Write out all of the entries that follow, word for word, but skip the pictures.

— begin —

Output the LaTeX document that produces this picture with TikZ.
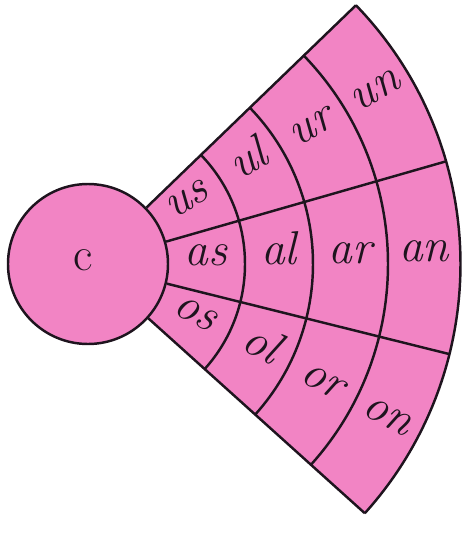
\documentclass[tikz,border=0pt]{standalone}
\usepackage{tikz}
\usetikzlibrary{positioning,calc}
\definecolor{fanpink}{RGB}{242,132,196}
\definecolor{inkline}{RGB}{30,20,30}

\begin{document}
\begin{tikzpicture}[
  edge/.style={line width=1.4pt, inkline},
  sound/.style={font=\fontsize{27}{29}\selectfont\itshape, text=inkline, inner sep=0pt, text height=1ex, text depth=0pt}]
  \useasboundingbox (-1.76,-5.56) rectangle (7.54,5.28);

  % Fan behind the hub
  \fill[fanpink] (44:1.2) -- (44:7.45) arc[start angle=44, end angle=-42, radius=7.45] -- (-42:1.2) -- cycle;
  \node[circle, edge, draw, fill=fanpink, minimum size=3.2cm, inner sep=0pt] (hub) at (0,0) {};
  \node[sound, font=\fontsize{27}{29}\selectfont] (c) at (-0.1,-0.05) {c};

  % Rings
  \draw[edge] (44:3.14) arc[start angle=44, end angle=-42, radius=3.14];
  \draw[edge] (44:4.5) arc[start angle=44, end angle=-42, radius=4.5];
  \draw[edge] (44:6.0) arc[start angle=44, end angle=-42, radius=6.0];
  \draw[edge] (44:7.45) arc[start angle=44, end angle=-42, radius=7.45];

  % Spokes
  \draw[edge] (hub.44) -- (44:7.45);
  \draw[edge] (hub.16) -- (16:7.45);
  \draw[edge] (hub.-14) -- (-14:7.45);
  \draw[edge] (hub.-42) -- (-42:7.45);

  % Top row
  \node[sound, rotate=30] (us) at (30:2.36) {us};
  \node[sound, rotate=30] (ul) at (30:3.82) {ul};
  \node[sound, rotate=30] (ur) at (30:5.24) {ur};
  \node[sound, rotate=30] (un) at (30:6.72) {un};

  % Middle row
  \node[sound] (as) at (1:2.36) {as};
  \node[sound] (al) at (1:3.82) {al};
  \node[sound] (ar) at (1:5.24) {ar};
  \node[sound] (an) at (1:6.72) {an};

  % Bottom row
  \node[sound, rotate=-28] (os) at (-28:2.36) {os};
  \node[sound, rotate=-28] (ol) at (-28:3.82) {ol};
  \node[sound, rotate=-28] (or) at (-28:5.24) {or};
  \node[sound, rotate=-28] (on) at (-28:6.72) {on};
\end{tikzpicture}
\end{document}
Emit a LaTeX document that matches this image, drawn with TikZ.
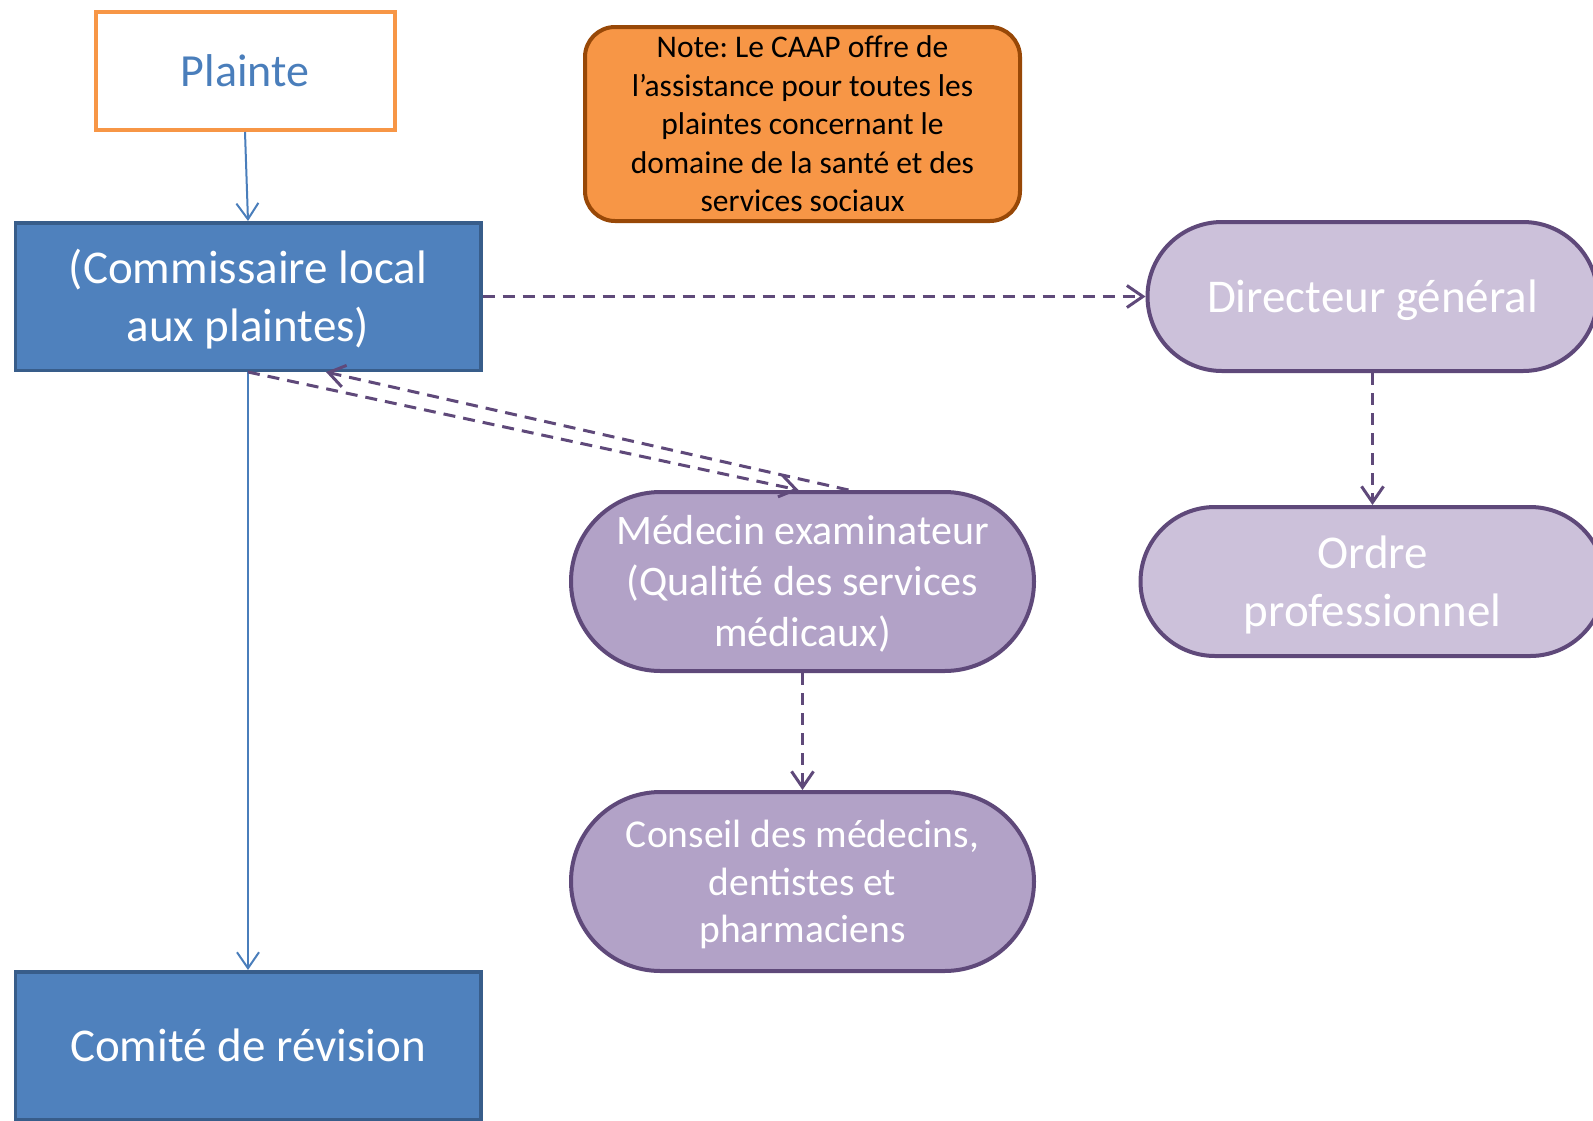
\documentclass[tikz,border=0pt]{standalone}
\usepackage{fontspec}
\setmainfont{Carlito}
\frenchspacing
\usepackage{tikz}
\usetikzlibrary{arrows.meta,positioning,shapes.misc}
\definecolor{boxblue}{HTML}{4F81BD}
\definecolor{boxedge}{HTML}{385D8A}
\definecolor{lineblue}{HTML}{4A7EBB}
\definecolor{notefill}{HTML}{F79646}
\definecolor{noteedge}{HTML}{984807}
\definecolor{lilac}{HTML}{B2A2C7}
\definecolor{lilaclt}{HTML}{CCC1DA}
\definecolor{plum}{HTML}{5F497A}
\newcommand{\hiline}{\rule{0pt}{0.952em}}
\newcommand{\loline}{\rule[-0.269em]{0pt}{0.269em}}

\begin{document}
\begin{tikzpicture}[x=1pt,y=-1pt,>={Straight Barb[length=16pt,width=22pt]},
  bluebox/.style={draw=boxedge,fill=boxblue,line width=3.5pt,text=white,inner sep=0pt,
    minimum width=465.5pt,minimum height=147.5pt,align=center,font=\fontsize{47}{57.5}\selectfont},
  pill/.style={rounded rectangle,draw=plum,line width=4pt,text=white,inner sep=0pt,
    minimum height=149pt,align=center,font=\fontsize{47}{57.5}\selectfont},
  flow/.style={->,lineblue,line width=2pt},
  refer/.style={->,plum,line width=3pt,dash pattern=on 12pt off 8pt}]
  \useasboundingbox (0,0) rectangle (1593,1120);
  \clip (0,0) rectangle (1593,1120);

  \node[bluebox] (comm) at (248,296.5) {\hiline(Commissaire local\\aux plaintes)\loline};
  \node[draw=notefill,line width=4pt,text=lineblue,minimum width=299pt,minimum height=118pt,
    inner sep=0pt,font=\fontsize{46}{56}\selectfont] (plainte) [above=89pt of comm,xshift=-3pt] {\hiline Plainte\loline};
  \node[bluebox] (comite) [below=598pt of comm] {\hiline Comité de révision\loline};
  \node[draw=noteedge,fill=notefill,line width=4pt,rounded corners=30pt,minimum width=435pt,
    minimum height=194pt,inner sep=0pt,align=center,font=\fontsize{31.5}{38.6}\selectfont]
    (note) at (802.5,124) {\hiline Note: Le CAAP offre de\\l’assistance pour toutes les\\plaintes concernant le\\domaine de la santé et des\\services sociaux\loline};
  \node[pill,fill=lilaclt,minimum width=450pt] (dir) [right=663pt of comm] {\hiline Directeur général\loline};
  \node[pill,fill=lilaclt,minimum width=464pt] (ordre) [below=132pt of dir] {\hiline Ordre\\professionnel\loline};
  \node[pill,fill=lilac,minimum width=463pt,minimum height=179pt,font=\fontsize{42}{51}\selectfont]
    (med) [below=267pt of note] {\hiline Médecin examinateur\\(Qualité des services\\médicaux)\loline};
  \node[pill,fill=lilac,minimum width=463pt,minimum height=179pt,font=\fontsize{39.5}{47.5}\selectfont]
    (conseil) [below=117pt of med] {\hiline Conseil des médecins,\\dentistes et\\pharmaciens\loline};

  \draw[flow] (plainte.south) -- (comm.north);
  \draw[flow] (comm.south) -- (comite.north);
  \draw[refer] (comm.east) -- (dir.west);
  \draw[refer] (dir.south) -- (ordre.north);
  \draw[refer] (med.south) -- (conseil.north);
  \draw[refer] (comm.south) -- ([xshift=-4pt]med.north);
  \draw[refer] ([xshift=46pt]med.north) -- ([xshift=78pt]comm.south);
\end{tikzpicture}
\end{document}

— end —

Result ::
Output the LaTeX document that produces this picture with TikZ.
\documentclass[tikz,border=0pt]{standalone}
\usepackage{tikz}
\usetikzlibrary{positioning,calc}
\definecolor{fanpink}{RGB}{242,132,196}
\definecolor{inkline}{RGB}{30,20,30}

\begin{document}
\begin{tikzpicture}[
  edge/.style={line width=1.4pt, inkline},
  sound/.style={font=\fontsize{27}{29}\selectfont\itshape, text=inkline, inner sep=0pt, text height=1ex, text depth=0pt}]
  \useasboundingbox (-1.76,-5.56) rectangle (7.54,5.28);

  % Fan behind the hub
  \fill[fanpink] (44:1.2) -- (44:7.45) arc[start angle=44, end angle=-42, radius=7.45] -- (-42:1.2) -- cycle;
  \node[circle, edge, draw, fill=fanpink, minimum size=3.2cm, inner sep=0pt] (hub) at (0,0) {};
  \node[sound, font=\fontsize{27}{29}\selectfont] (c) at (-0.1,-0.05) {c};

  % Rings
  \draw[edge] (44:3.14) arc[start angle=44, end angle=-42, radius=3.14];
  \draw[edge] (44:4.5) arc[start angle=44, end angle=-42, radius=4.5];
  \draw[edge] (44:6.0) arc[start angle=44, end angle=-42, radius=6.0];
  \draw[edge] (44:7.45) arc[start angle=44, end angle=-42, radius=7.45];

  % Spokes
  \draw[edge] (hub.44) -- (44:7.45);
  \draw[edge] (hub.16) -- (16:7.45);
  \draw[edge] (hub.-14) -- (-14:7.45);
  \draw[edge] (hub.-42) -- (-42:7.45);

  % Top row
  \node[sound, rotate=30] (us) at (30:2.36) {us};
  \node[sound, rotate=30] (ul) at (30:3.82) {ul};
  \node[sound, rotate=30] (ur) at (30:5.24) {ur};
  \node[sound, rotate=30] (un) at (30:6.72) {un};

  % Middle row
  \node[sound] (as) at (1:2.36) {as};
  \node[sound] (al) at (1:3.82) {al};
  \node[sound] (ar) at (1:5.24) {ar};
  \node[sound] (an) at (1:6.72) {an};

  % Bottom row
  \node[sound, rotate=-28] (os) at (-28:2.36) {os};
  \node[sound, rotate=-28] (ol) at (-28:3.82) {ol};
  \node[sound, rotate=-28] (or) at (-28:5.24) {or};
  \node[sound, rotate=-28] (on) at (-28:6.72) {on};
\end{tikzpicture}
\end{document}
Emit a LaTeX document that matches this image, drawn with TikZ.
\documentclass[tikz,border=0pt]{standalone}
\usepackage{fontspec}
\setmainfont{Carlito}
\frenchspacing
\usepackage{tikz}
\usetikzlibrary{arrows.meta,positioning,shapes.misc}
\definecolor{boxblue}{HTML}{4F81BD}
\definecolor{boxedge}{HTML}{385D8A}
\definecolor{lineblue}{HTML}{4A7EBB}
\definecolor{notefill}{HTML}{F79646}
\definecolor{noteedge}{HTML}{984807}
\definecolor{lilac}{HTML}{B2A2C7}
\definecolor{lilaclt}{HTML}{CCC1DA}
\definecolor{plum}{HTML}{5F497A}
\newcommand{\hiline}{\rule{0pt}{0.952em}}
\newcommand{\loline}{\rule[-0.269em]{0pt}{0.269em}}

\begin{document}
\begin{tikzpicture}[x=1pt,y=-1pt,>={Straight Barb[length=16pt,width=22pt]},
  bluebox/.style={draw=boxedge,fill=boxblue,line width=3.5pt,text=white,inner sep=0pt,
    minimum width=465.5pt,minimum height=147.5pt,align=center,font=\fontsize{47}{57.5}\selectfont},
  pill/.style={rounded rectangle,draw=plum,line width=4pt,text=white,inner sep=0pt,
    minimum height=149pt,align=center,font=\fontsize{47}{57.5}\selectfont},
  flow/.style={->,lineblue,line width=2pt},
  refer/.style={->,plum,line width=3pt,dash pattern=on 12pt off 8pt}]
  \useasboundingbox (0,0) rectangle (1593,1120);
  \clip (0,0) rectangle (1593,1120);

  \node[bluebox] (comm) at (248,296.5) {\hiline(Commissaire local\\aux plaintes)\loline};
  \node[draw=notefill,line width=4pt,text=lineblue,minimum width=299pt,minimum height=118pt,
    inner sep=0pt,font=\fontsize{46}{56}\selectfont] (plainte) [above=89pt of comm,xshift=-3pt] {\hiline Plainte\loline};
  \node[bluebox] (comite) [below=598pt of comm] {\hiline Comité de révision\loline};
  \node[draw=noteedge,fill=notefill,line width=4pt,rounded corners=30pt,minimum width=435pt,
    minimum height=194pt,inner sep=0pt,align=center,font=\fontsize{31.5}{38.6}\selectfont]
    (note) at (802.5,124) {\hiline Note: Le CAAP offre de\\l’assistance pour toutes les\\plaintes concernant le\\domaine de la santé et des\\services sociaux\loline};
  \node[pill,fill=lilaclt,minimum width=450pt] (dir) [right=663pt of comm] {\hiline Directeur général\loline};
  \node[pill,fill=lilaclt,minimum width=464pt] (ordre) [below=132pt of dir] {\hiline Ordre\\professionnel\loline};
  \node[pill,fill=lilac,minimum width=463pt,minimum height=179pt,font=\fontsize{42}{51}\selectfont]
    (med) [below=267pt of note] {\hiline Médecin examinateur\\(Qualité des services\\médicaux)\loline};
  \node[pill,fill=lilac,minimum width=463pt,minimum height=179pt,font=\fontsize{39.5}{47.5}\selectfont]
    (conseil) [below=117pt of med] {\hiline Conseil des médecins,\\dentistes et\\pharmaciens\loline};

  \draw[flow] (plainte.south) -- (comm.north);
  \draw[flow] (comm.south) -- (comite.north);
  \draw[refer] (comm.east) -- (dir.west);
  \draw[refer] (dir.south) -- (ordre.north);
  \draw[refer] (med.south) -- (conseil.north);
  \draw[refer] (comm.south) -- ([xshift=-4pt]med.north);
  \draw[refer] ([xshift=46pt]med.north) -- ([xshift=78pt]comm.south);
\end{tikzpicture}
\end{document}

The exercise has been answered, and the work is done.